Non-GAAP EPS of $0.10 beat the $0.06 forecast by a wide margin. CEO Dylan Field put it plainly: “Q1 was an incredible quarter for Figma. When code is a commodity, design is the competitive edge.”
The underlying numbers backed up the headline beat.
Net Dollar Retention Rate reached 139%, its highest level in more than two years. Paid customers with more than $100,000 in ARR grew 48% year-over-year, and total paid customers surged 54% to approximately 690,000.
Those figures matter because they show existing customers are spending more, not just new logos coming in.
AI credit monetization — a key watch item for investors — also came in strong. More than 75% of Org and Enterprise users who had previously hit their credit limits kept consuming credits after the limits were enforced. That’s a real monetization signal, not just usage.
Full-year 2026 revenue guidance was raised to between $1.422 billion and $1.428 billion, a $55 million lift from prior guidance, implying 35% year-over-year growth at the midpoint.
Goldman Sachs responded by lowering its price target from $35 to $30 — citing a peer multiple recalibration — while simultaneously raising its revenue estimates to $1.428 billion for 2026, $1.729 billion for 2027, and $2.039 billion for 2028.

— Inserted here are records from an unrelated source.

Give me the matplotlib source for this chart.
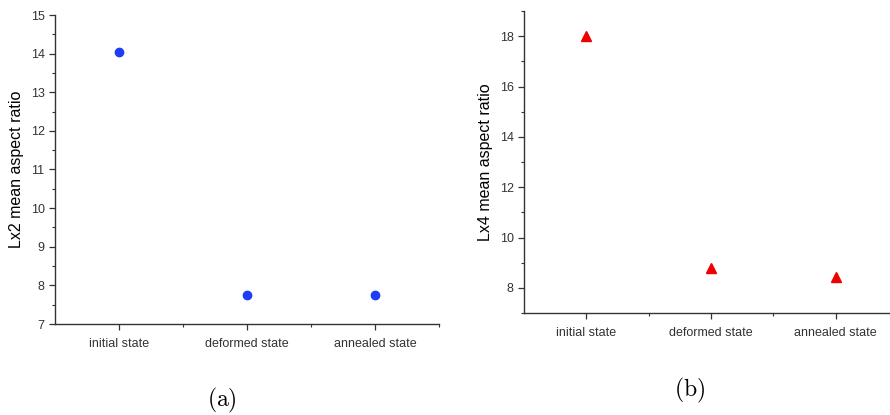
import matplotlib.pyplot as plt
from matplotlib.ticker import MultipleLocator

plt.rcParams['font.family'] = ['Liberation Sans', 'DejaVu Sans']
plt.rcParams['mathtext.fontset'] = 'cm'

states = ["initial state", "deformed state", "annealed state"]
lx2_ratio = [14.05, 7.76, 7.74]
lx4_ratio = [18.0, 8.78, 8.42]

fig = plt.figure(figsize=(8.9, 4.15), dpi=100)
W, H = 890, 415


def px_axes(left, top, right, bottom):
    return fig.add_axes([left / W, 1 - bottom / H, (right - left) / W, (bottom - top) / H])


def style(ax, ylabel, ylim, major, minor):
    x = range(1, len(states) + 1)
    ax.set_xlim(0.5, 3.5)
    ax.set_ylim(*ylim)
    ax.set_xticks(list(x))
    ax.set_xticklabels(states)
    ax.set_xticks([1.5, 2.5, 3.5], minor=True)
    ax.yaxis.set_major_locator(MultipleLocator(major))
    ax.yaxis.set_minor_locator(MultipleLocator(minor))
    for s in ("top", "right"):
        ax.spines[s].set_visible(False)
    for s in ("left", "bottom"):
        ax.spines[s].set_color("#333333")
        ax.spines[s].set_linewidth(1.0)
    ax.tick_params(which="major", direction="out", length=4, width=0.9,
                   colors="#333333", labelsize=9, labelcolor="#333333")
    ax.tick_params(which="minor", direction="out", length=2.5, width=0.8, colors="#333333")
    ax.tick_params(axis="x", pad=6)
    ax.set_ylabel(ylabel, fontsize=11.5)


# (a)
ax1 = px_axes(55, 15, 439, 324)
ax1.plot(range(1, 4), lx2_ratio, "o", color="#1f3cf5", markersize=6, linestyle="none")
style(ax1, "Lx2 mean aspect ratio", (7, 15), 1, 0.5)
ax1.yaxis.set_label_coords(-0.08, 0.5)

# (b)
ax2 = px_axes(524, 11, 898, 313)
ax2.plot(range(1, 4), lx4_ratio, "^", color="#ee0000", markersize=6.5, linestyle="none")
style(ax2, "Lx4 mean aspect ratio", (7, 19), 2, 1)
ax2.yaxis.set_label_coords(-0.082, 0.5)

fig.text(222 / W, 1 - 400 / H, r"$\mathrm{(a)}$", fontsize=17, ha="center", va="center")
fig.text(690 / W, 1 - 390 / H, r"$\mathrm{(b)}$", fontsize=17, ha="center", va="center")

fig.savefig("out.png", dpi=100)
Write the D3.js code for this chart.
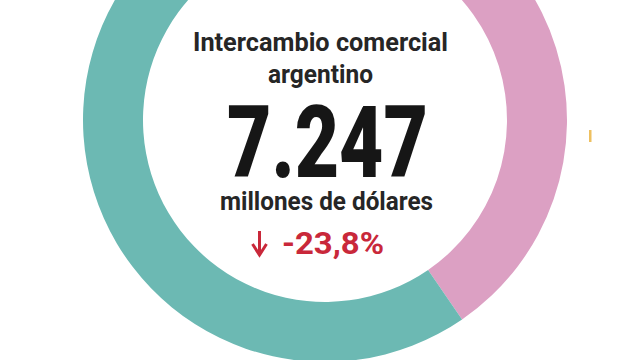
<!DOCTYPE html>
<html>
<head>
<meta charset="utf-8">
<script src="https://cdn.jsdelivr.net/npm/d3@7"></script>
<style>
  html, body { margin: 0; padding: 0; background: #ffffff; }
  svg { display: block; }
</style>
</head>
<body>
<svg id="chart" width="640" height="360"></svg>
<script>
// ---- data ----
const categories = ["Importaciones", "Exportaciones"];
const values = [2929, 4318];
const totalLabel = "7.247";
const titleLines = ["Intercambio comercial", "argentino"];
const unitLabel = "millones de dólares";
const changeLabel = "-23,8%";

// ---- styles ----
const colorMap = { "Importaciones": "#dca0c3", "Exportaciones": "#6cb9b3" };

const svg = d3.select("#chart");
const cx = 325, cy = 120, outerR = 242, innerR = 182;

const pie = d3.pie().sort(null).value(d => d.value);
const arc = d3.arc().innerRadius(innerR).outerRadius(outerR);
const data = categories.map((c, i) => ({ cat: c, value: values[i] }));

const g = svg.append("g").attr("transform", `translate(${cx},${cy})`);
g.selectAll("path")
  .data(pie(data))
  .join("path")
  .attr("d", arc)
  .attr("fill", d => colorMap[d.data.cat]);

// small decorative mark on the right
svg.append("rect").attr("x", 589).attr("y", 130).attr("width", 2.5).attr("height", 12)
  .attr("fill", "#eec060");

const font = "Roboto, 'Liberation Sans', sans-serif";
function addText(txt, x, y, size, len, color, weight) {
  svg.append("text")
    .attr("x", x).attr("y", y)
    .attr("font-family", font)
    .attr("font-weight", weight || 700)
    .attr("font-size", size)
    .attr("fill", color)
    .attr("textLength", len)
    .attr("lengthAdjust", "spacingAndGlyphs")
    .text(txt);
}
addText(titleLines[0], 193, 51, 26, 255, "#262626");
addText(titleLines[1], 268, 83, 26, 105, "#262626");
addText(totalLabel, 227, 177, 101, 201, "#161616", 900);
addText(unitLabel, 220, 210, 26, 213, "#262626");
// arrow
svg.append("line").attr("x1", 259.5).attr("y1", 231).attr("x2", 259.5).attr("y2", 252)
  .attr("stroke", "#c9283a").attr("stroke-width", 3);
svg.append("path").attr("d", "M252.5,244 L259.5,255 L266.5,244")
  .attr("fill", "none").attr("stroke", "#c9283a").attr("stroke-width", 3)
  .attr("stroke-linejoin", "miter");
addText(changeLabel, 282, 254, 32, 102, "#c9283a");
</script>
</body>
</html>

The results appear to have shifted a specific narrative that had weighed on FIG. Investors had been concerned that free AI design tools from Google and others would undercut Figma’s pricing power. The Q1 data pushed back on that fear.
Integrations with Claude Code, Cursor, and VS Code are helping position Figma as part of the AI-driven development stack, not a casualty of it.
The net loss for the quarter came in at $142.4 million, compared to net income of $8.61 million a year earlier — a reminder that the company is investing heavily and is not yet consistently profitable.
Analysts projecting longer-term growth expect $1.7 billion in revenue and around $214 million in earnings by 2028, which would require roughly 21% annual revenue growth from here.
Goldman Sachs currently holds a price target of $30, against a current price just under $25.